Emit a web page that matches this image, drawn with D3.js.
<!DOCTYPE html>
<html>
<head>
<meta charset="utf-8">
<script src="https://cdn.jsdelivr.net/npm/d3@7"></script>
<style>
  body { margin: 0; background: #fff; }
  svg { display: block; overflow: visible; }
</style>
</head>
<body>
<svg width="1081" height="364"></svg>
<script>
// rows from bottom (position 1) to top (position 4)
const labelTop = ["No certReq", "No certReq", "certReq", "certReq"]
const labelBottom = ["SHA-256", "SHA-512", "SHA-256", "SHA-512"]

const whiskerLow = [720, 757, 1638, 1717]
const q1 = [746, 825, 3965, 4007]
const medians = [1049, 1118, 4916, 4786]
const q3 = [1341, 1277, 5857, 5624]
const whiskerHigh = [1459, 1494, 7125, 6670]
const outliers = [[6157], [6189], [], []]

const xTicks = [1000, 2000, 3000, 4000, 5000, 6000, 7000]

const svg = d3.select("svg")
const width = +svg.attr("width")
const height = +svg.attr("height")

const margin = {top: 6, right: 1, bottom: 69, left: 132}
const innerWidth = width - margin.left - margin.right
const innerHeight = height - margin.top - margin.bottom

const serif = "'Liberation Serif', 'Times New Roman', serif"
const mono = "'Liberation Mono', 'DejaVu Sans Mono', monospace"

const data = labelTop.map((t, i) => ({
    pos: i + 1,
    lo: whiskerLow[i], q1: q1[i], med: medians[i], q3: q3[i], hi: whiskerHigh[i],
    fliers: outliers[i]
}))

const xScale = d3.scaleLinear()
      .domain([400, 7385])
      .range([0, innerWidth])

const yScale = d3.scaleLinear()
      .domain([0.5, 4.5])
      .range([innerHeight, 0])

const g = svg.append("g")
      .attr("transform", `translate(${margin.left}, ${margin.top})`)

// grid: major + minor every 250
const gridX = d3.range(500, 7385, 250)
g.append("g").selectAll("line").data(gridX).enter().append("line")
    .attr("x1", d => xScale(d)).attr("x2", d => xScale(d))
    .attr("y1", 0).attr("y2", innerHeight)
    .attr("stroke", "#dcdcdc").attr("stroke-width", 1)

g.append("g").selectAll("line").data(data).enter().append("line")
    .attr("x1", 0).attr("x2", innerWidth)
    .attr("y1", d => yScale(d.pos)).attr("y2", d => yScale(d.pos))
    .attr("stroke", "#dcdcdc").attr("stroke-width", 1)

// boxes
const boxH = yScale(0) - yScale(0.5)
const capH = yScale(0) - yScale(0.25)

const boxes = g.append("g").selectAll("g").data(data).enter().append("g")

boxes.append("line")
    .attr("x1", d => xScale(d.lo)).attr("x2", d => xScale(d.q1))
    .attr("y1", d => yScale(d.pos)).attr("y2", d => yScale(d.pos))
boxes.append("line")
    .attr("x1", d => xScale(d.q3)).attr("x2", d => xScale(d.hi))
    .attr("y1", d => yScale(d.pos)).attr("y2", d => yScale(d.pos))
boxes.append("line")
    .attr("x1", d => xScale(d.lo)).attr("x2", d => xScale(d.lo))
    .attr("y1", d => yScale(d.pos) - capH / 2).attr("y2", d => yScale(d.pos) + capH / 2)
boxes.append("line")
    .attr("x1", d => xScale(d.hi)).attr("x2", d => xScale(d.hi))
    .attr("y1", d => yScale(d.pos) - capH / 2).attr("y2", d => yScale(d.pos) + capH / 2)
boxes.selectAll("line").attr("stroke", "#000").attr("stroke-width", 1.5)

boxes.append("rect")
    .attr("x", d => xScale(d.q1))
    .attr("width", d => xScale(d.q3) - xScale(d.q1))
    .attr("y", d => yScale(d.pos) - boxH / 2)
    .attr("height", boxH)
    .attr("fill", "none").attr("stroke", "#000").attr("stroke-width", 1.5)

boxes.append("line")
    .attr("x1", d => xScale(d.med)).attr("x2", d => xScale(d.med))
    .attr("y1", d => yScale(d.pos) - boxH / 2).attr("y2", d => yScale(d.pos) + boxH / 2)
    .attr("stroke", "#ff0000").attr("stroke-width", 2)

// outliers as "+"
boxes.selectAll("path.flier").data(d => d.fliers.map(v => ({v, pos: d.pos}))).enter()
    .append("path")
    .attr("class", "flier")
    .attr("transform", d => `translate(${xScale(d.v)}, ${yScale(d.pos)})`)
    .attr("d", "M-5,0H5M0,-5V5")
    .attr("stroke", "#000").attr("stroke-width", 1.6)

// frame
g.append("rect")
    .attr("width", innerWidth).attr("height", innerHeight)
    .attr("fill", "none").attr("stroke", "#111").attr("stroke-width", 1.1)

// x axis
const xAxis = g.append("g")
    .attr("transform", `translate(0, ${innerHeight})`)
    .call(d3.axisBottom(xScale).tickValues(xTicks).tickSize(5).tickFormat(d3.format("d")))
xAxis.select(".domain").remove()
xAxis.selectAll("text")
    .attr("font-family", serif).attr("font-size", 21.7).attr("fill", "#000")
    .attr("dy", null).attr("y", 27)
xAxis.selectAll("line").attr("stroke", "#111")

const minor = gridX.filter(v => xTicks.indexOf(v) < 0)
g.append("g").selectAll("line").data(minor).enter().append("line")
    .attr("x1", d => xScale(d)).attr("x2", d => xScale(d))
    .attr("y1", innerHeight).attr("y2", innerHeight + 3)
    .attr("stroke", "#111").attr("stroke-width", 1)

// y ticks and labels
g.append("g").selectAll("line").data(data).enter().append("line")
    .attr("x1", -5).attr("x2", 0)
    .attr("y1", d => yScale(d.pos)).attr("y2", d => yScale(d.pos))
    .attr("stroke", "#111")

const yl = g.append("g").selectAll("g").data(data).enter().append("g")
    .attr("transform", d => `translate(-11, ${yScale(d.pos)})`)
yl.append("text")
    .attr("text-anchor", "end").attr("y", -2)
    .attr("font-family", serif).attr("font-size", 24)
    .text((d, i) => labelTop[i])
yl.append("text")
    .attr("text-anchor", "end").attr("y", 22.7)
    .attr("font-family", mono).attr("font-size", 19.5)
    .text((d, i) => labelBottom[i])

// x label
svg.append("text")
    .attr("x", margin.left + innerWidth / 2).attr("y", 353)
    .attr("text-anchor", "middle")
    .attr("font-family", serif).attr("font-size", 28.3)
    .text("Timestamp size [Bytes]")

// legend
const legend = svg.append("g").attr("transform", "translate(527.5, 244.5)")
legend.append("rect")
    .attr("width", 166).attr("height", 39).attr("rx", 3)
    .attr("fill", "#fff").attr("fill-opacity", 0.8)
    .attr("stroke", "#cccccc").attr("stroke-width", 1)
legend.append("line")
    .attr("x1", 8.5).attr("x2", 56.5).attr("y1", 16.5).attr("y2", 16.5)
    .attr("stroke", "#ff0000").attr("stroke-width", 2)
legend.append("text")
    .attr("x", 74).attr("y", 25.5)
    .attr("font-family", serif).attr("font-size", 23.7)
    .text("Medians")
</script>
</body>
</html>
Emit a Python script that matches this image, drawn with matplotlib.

=-=-=

Copy the entries above exactly, leaving none out.

Emit a web page that matches this image, drawn with D3.js.
<!DOCTYPE html>
<html>
<head>
<meta charset="utf-8">
<script src="https://cdn.jsdelivr.net/npm/d3@7"></script>
<style>
  body { margin: 0; background: #fff; }
  svg { display: block; overflow: visible; }
</style>
</head>
<body>
<svg width="1081" height="364"></svg>
<script>
// rows from bottom (position 1) to top (position 4)
const labelTop = ["No certReq", "No certReq", "certReq", "certReq"]
const labelBottom = ["SHA-256", "SHA-512", "SHA-256", "SHA-512"]

const whiskerLow = [720, 757, 1638, 1717]
const q1 = [746, 825, 3965, 4007]
const medians = [1049, 1118, 4916, 4786]
const q3 = [1341, 1277, 5857, 5624]
const whiskerHigh = [1459, 1494, 7125, 6670]
const outliers = [[6157], [6189], [], []]

const xTicks = [1000, 2000, 3000, 4000, 5000, 6000, 7000]

const svg = d3.select("svg")
const width = +svg.attr("width")
const height = +svg.attr("height")

const margin = {top: 6, right: 1, bottom: 69, left: 132}
const innerWidth = width - margin.left - margin.right
const innerHeight = height - margin.top - margin.bottom

const serif = "'Liberation Serif', 'Times New Roman', serif"
const mono = "'Liberation Mono', 'DejaVu Sans Mono', monospace"

const data = labelTop.map((t, i) => ({
    pos: i + 1,
    lo: whiskerLow[i], q1: q1[i], med: medians[i], q3: q3[i], hi: whiskerHigh[i],
    fliers: outliers[i]
}))

const xScale = d3.scaleLinear()
      .domain([400, 7385])
      .range([0, innerWidth])

const yScale = d3.scaleLinear()
      .domain([0.5, 4.5])
      .range([innerHeight, 0])

const g = svg.append("g")
      .attr("transform", `translate(${margin.left}, ${margin.top})`)

// grid: major + minor every 250
const gridX = d3.range(500, 7385, 250)
g.append("g").selectAll("line").data(gridX).enter().append("line")
    .attr("x1", d => xScale(d)).attr("x2", d => xScale(d))
    .attr("y1", 0).attr("y2", innerHeight)
    .attr("stroke", "#dcdcdc").attr("stroke-width", 1)

g.append("g").selectAll("line").data(data).enter().append("line")
    .attr("x1", 0).attr("x2", innerWidth)
    .attr("y1", d => yScale(d.pos)).attr("y2", d => yScale(d.pos))
    .attr("stroke", "#dcdcdc").attr("stroke-width", 1)

// boxes
const boxH = yScale(0) - yScale(0.5)
const capH = yScale(0) - yScale(0.25)

const boxes = g.append("g").selectAll("g").data(data).enter().append("g")

boxes.append("line")
    .attr("x1", d => xScale(d.lo)).attr("x2", d => xScale(d.q1))
    .attr("y1", d => yScale(d.pos)).attr("y2", d => yScale(d.pos))
boxes.append("line")
    .attr("x1", d => xScale(d.q3)).attr("x2", d => xScale(d.hi))
    .attr("y1", d => yScale(d.pos)).attr("y2", d => yScale(d.pos))
boxes.append("line")
    .attr("x1", d => xScale(d.lo)).attr("x2", d => xScale(d.lo))
    .attr("y1", d => yScale(d.pos) - capH / 2).attr("y2", d => yScale(d.pos) + capH / 2)
boxes.append("line")
    .attr("x1", d => xScale(d.hi)).attr("x2", d => xScale(d.hi))
    .attr("y1", d => yScale(d.pos) - capH / 2).attr("y2", d => yScale(d.pos) + capH / 2)
boxes.selectAll("line").attr("stroke", "#000").attr("stroke-width", 1.5)

boxes.append("rect")
    .attr("x", d => xScale(d.q1))
    .attr("width", d => xScale(d.q3) - xScale(d.q1))
    .attr("y", d => yScale(d.pos) - boxH / 2)
    .attr("height", boxH)
    .attr("fill", "none").attr("stroke", "#000").attr("stroke-width", 1.5)

boxes.append("line")
    .attr("x1", d => xScale(d.med)).attr("x2", d => xScale(d.med))
    .attr("y1", d => yScale(d.pos) - boxH / 2).attr("y2", d => yScale(d.pos) + boxH / 2)
    .attr("stroke", "#ff0000").attr("stroke-width", 2)

// outliers as "+"
boxes.selectAll("path.flier").data(d => d.fliers.map(v => ({v, pos: d.pos}))).enter()
    .append("path")
    .attr("class", "flier")
    .attr("transform", d => `translate(${xScale(d.v)}, ${yScale(d.pos)})`)
    .attr("d", "M-5,0H5M0,-5V5")
    .attr("stroke", "#000").attr("stroke-width", 1.6)

// frame
g.append("rect")
    .attr("width", innerWidth).attr("height", innerHeight)
    .attr("fill", "none").attr("stroke", "#111").attr("stroke-width", 1.1)

// x axis
const xAxis = g.append("g")
    .attr("transform", `translate(0, ${innerHeight})`)
    .call(d3.axisBottom(xScale).tickValues(xTicks).tickSize(5).tickFormat(d3.format("d")))
xAxis.select(".domain").remove()
xAxis.selectAll("text")
    .attr("font-family", serif).attr("font-size", 21.7).attr("fill", "#000")
    .attr("dy", null).attr("y", 27)
xAxis.selectAll("line").attr("stroke", "#111")

const minor = gridX.filter(v => xTicks.indexOf(v) < 0)
g.append("g").selectAll("line").data(minor).enter().append("line")
    .attr("x1", d => xScale(d)).attr("x2", d => xScale(d))
    .attr("y1", innerHeight).attr("y2", innerHeight + 3)
    .attr("stroke", "#111").attr("stroke-width", 1)

// y ticks and labels
g.append("g").selectAll("line").data(data).enter().append("line")
    .attr("x1", -5).attr("x2", 0)
    .attr("y1", d => yScale(d.pos)).attr("y2", d => yScale(d.pos))
    .attr("stroke", "#111")

const yl = g.append("g").selectAll("g").data(data).enter().append("g")
    .attr("transform", d => `translate(-11, ${yScale(d.pos)})`)
yl.append("text")
    .attr("text-anchor", "end").attr("y", -2)
    .attr("font-family", serif).attr("font-size", 24)
    .text((d, i) => labelTop[i])
yl.append("text")
    .attr("text-anchor", "end").attr("y", 22.7)
    .attr("font-family", mono).attr("font-size", 19.5)
    .text((d, i) => labelBottom[i])

// x label
svg.append("text")
    .attr("x", margin.left + innerWidth / 2).attr("y", 353)
    .attr("text-anchor", "middle")
    .attr("font-family", serif).attr("font-size", 28.3)
    .text("Timestamp size [Bytes]")

// legend
const legend = svg.append("g").attr("transform", "translate(527.5, 244.5)")
legend.append("rect")
    .attr("width", 166).attr("height", 39).attr("rx", 3)
    .attr("fill", "#fff").attr("fill-opacity", 0.8)
    .attr("stroke", "#cccccc").attr("stroke-width", 1)
legend.append("line")
    .attr("x1", 8.5).attr("x2", 56.5).attr("y1", 16.5).attr("y2", 16.5)
    .attr("stroke", "#ff0000").attr("stroke-width", 2)
legend.append("text")
    .attr("x", 74).attr("y", 25.5)
    .attr("font-family", serif).attr("font-size", 23.7)
    .text("Medians")
</script>
</body>
</html>
Emit a Python script that matches this image, drawn with matplotlib.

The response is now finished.